There has been research around the idea of representing words in text as vectors and many models proposed that vary in performance as well as applications. Text processing is used for content recommendation, sentiment analysis, plagiarism detection, content creation, language translation, etc. to name a few. Specifically, we want to look at the problem of topic detection in text content of articles/blogs/summaries. With the humungous amount of text content published each and every minute on the internet, it is imperative that we have very good algorithms and approaches to analyze all the content and be able to classify most of it with high confidence for further use.

The project aims to work with unsupervised and supervised machine learning algorithms in an effort to tackle the topic detection problem. The project will target various unsupervised learning algorithms like Word2vec, doc2vec and LDA for corpus and language dictionary learning to have a trained model which understand the semantic of texts. The objective of the project is to combine this unsupervised learning with supervised learning algorithms like Support Vector Machine and deep learning methods to analyze and hopefully better the performance in terms of accuracy of topic detection. The project also aims at performing user interest-based modelling, which is orthogonal to topics modeling. The idea is to make sure the model is free of predefined categories.

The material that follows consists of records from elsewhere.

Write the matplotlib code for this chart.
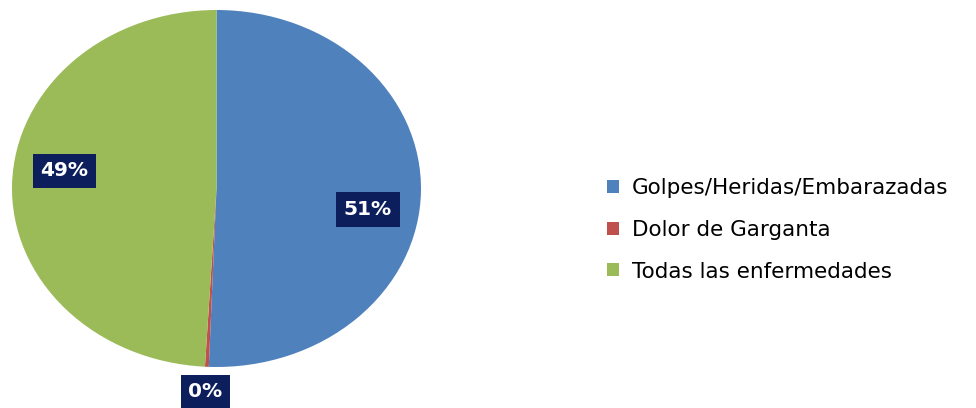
import numpy as np
import matplotlib
matplotlib.use('Agg')
import matplotlib.pyplot as plt
from matplotlib.patches import Patch

categories = ['Golpes/Heridas/Embarazadas', 'Dolor de Garganta', 'Todas las enfermedades']
shares = [50.6, 0.3, 49.1]
colors = ['#4F81BD', '#C0504D', '#9BBB59']

# where each percentage box sits: distance from centre and angular nudge (deg)
label_radius = [0.75, 1.14, 0.75]
label_shift = [-8, 0, -6]

fig = plt.figure(figsize=(9.76, 4.08), dpi=100)
ax = fig.add_axes([12 / 976, 41 / 408, 409 / 976, 357 / 408])

wedges, texts, autotexts = ax.pie(
    shares, colors=colors, startangle=90, counterclock=False,
    autopct='%1.0f%%', wedgeprops=dict(linewidth=0),
    textprops=dict(color='white', fontsize=14.5, fontweight='bold', family='DejaVu Sans'))
ax.set_aspect('auto')
ax.set_xlim(-1, 1)
ax.set_ylim(-1, 1)

for w, t, r, d in zip(wedges, autotexts, label_radius, label_shift):
    ang = np.deg2rad((w.theta1 + w.theta2) / 2 + d)
    t.set_position((r * np.cos(ang), r * np.sin(ang)))
    t.set_clip_on(False)
    t.set_bbox(dict(boxstyle='square,pad=0.38', fc='#0C1F5C', ec='none'))

handles = [Patch(facecolor=c, edgecolor='none') for c in colors]
fig.legend(handles, categories, loc='center left', bbox_to_anchor=(592 / 976, 1 - 230 / 408),
           frameon=False, prop=dict(family='DejaVu Sans', size=15.5),
           handlelength=0.56, handleheight=0.56, handletextpad=0.58, labelspacing=1.0,
           borderpad=0.2)

fig.savefig('out.png', dpi=100)
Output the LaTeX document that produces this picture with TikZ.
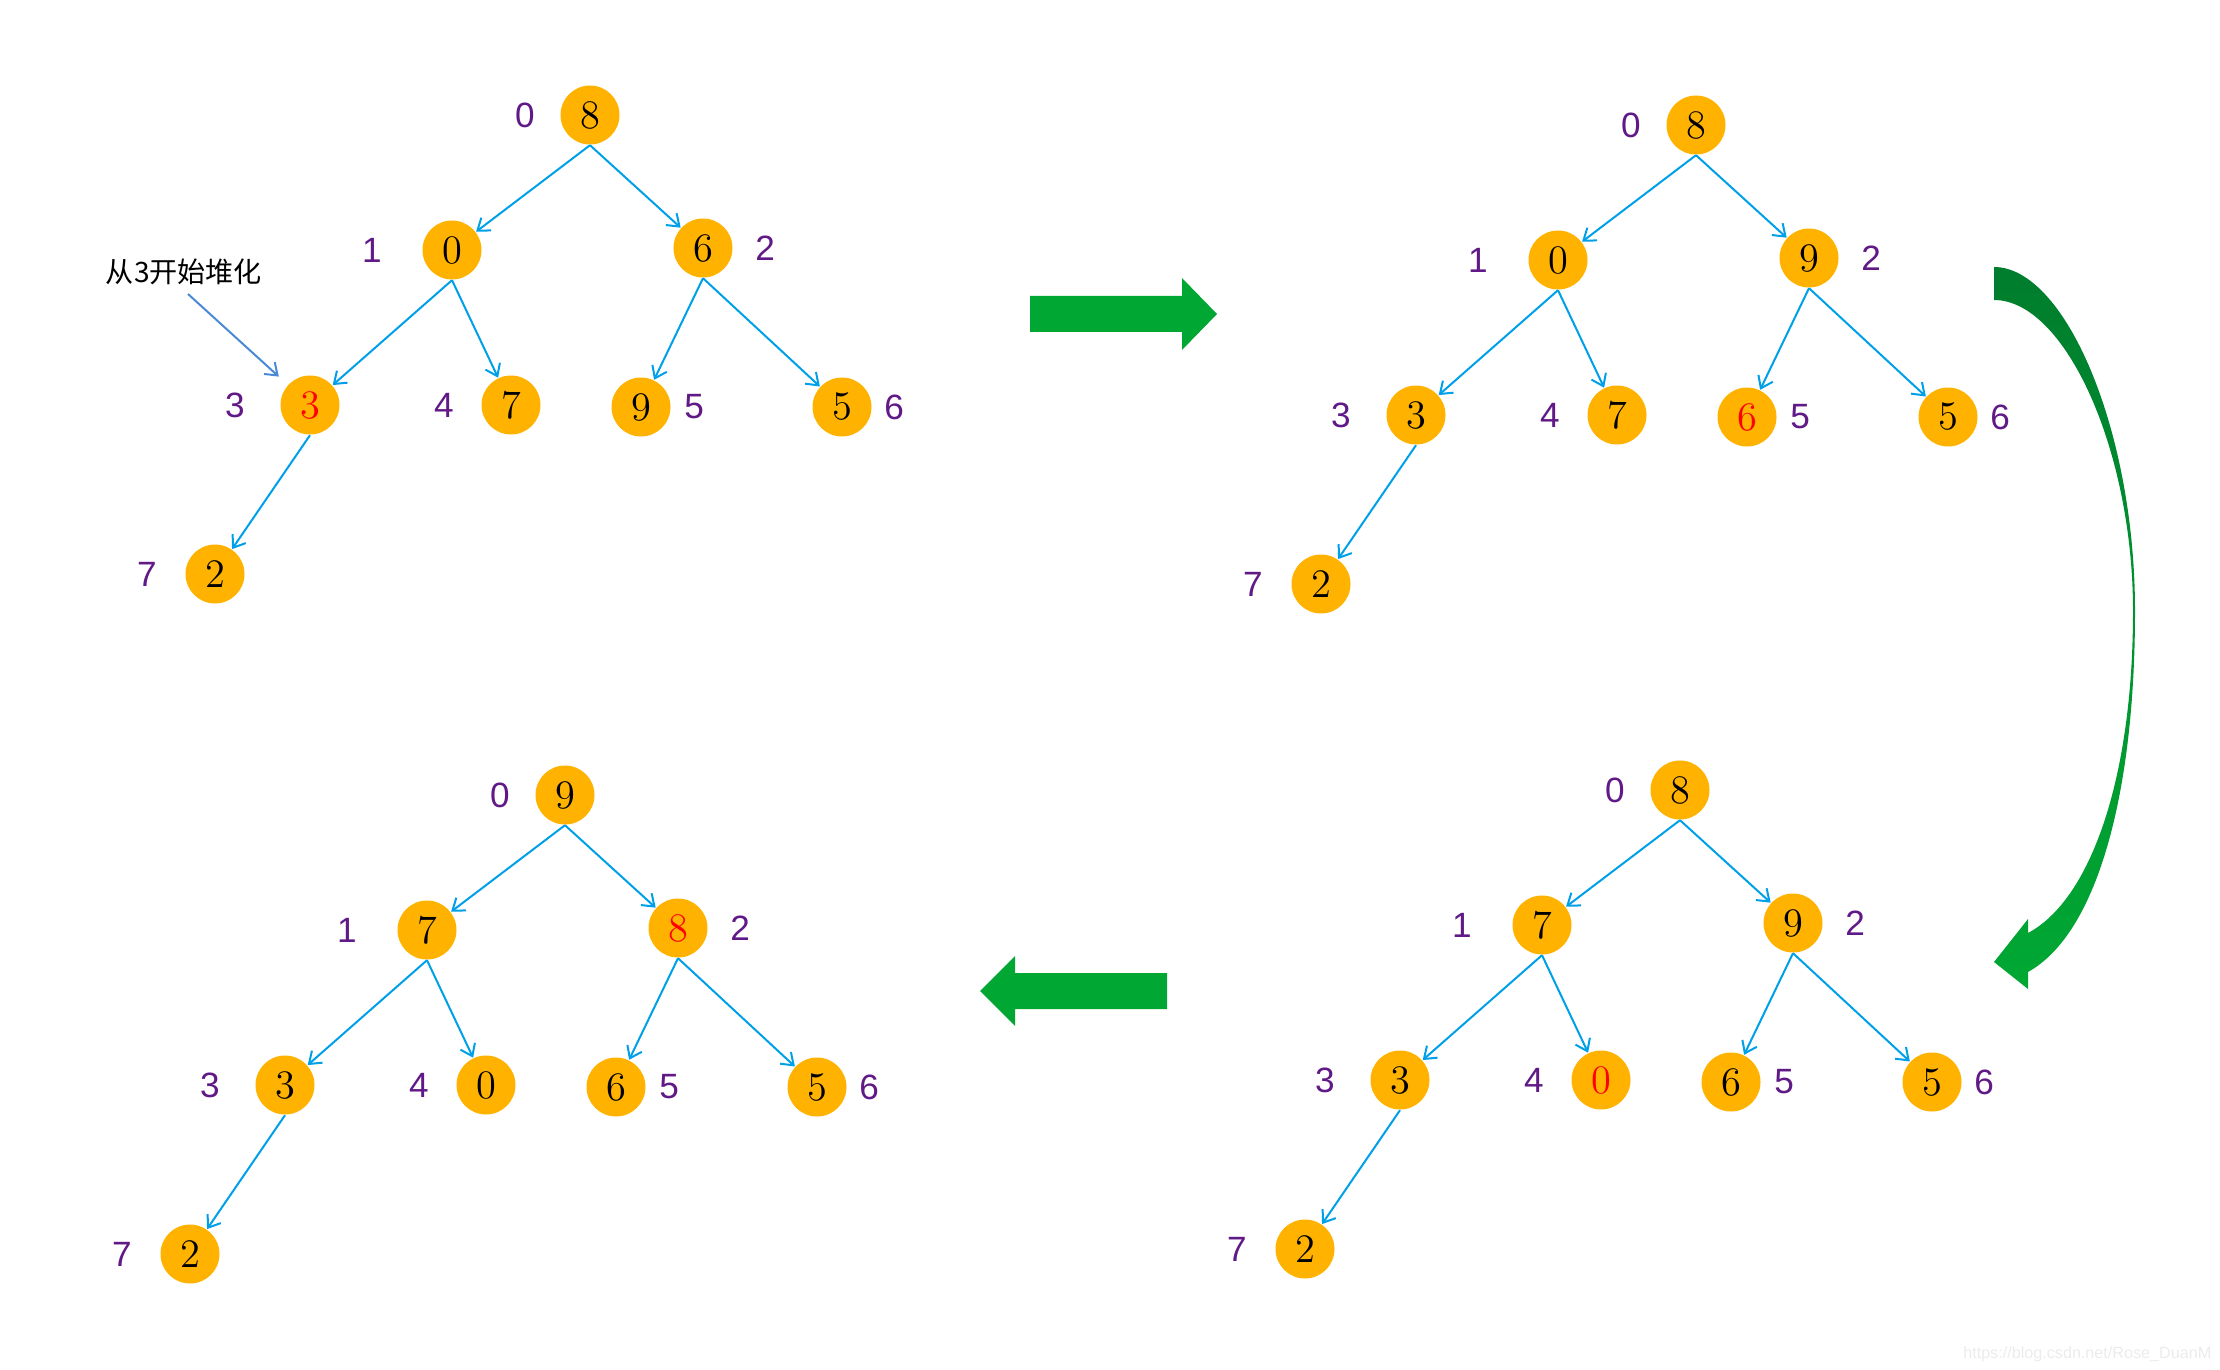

The project results show that hybrid models are comfortably accurate when classifying text in a particular topic category. The project also concludes that user interest modelling can also be accurately achieved along with topic detection. The project successfully determines these results without any meta information about the input text and purely based on the corpus of the input text. This makes the project framework really robust as it has no dependency on source of text, length of text or any other meta information about the text content.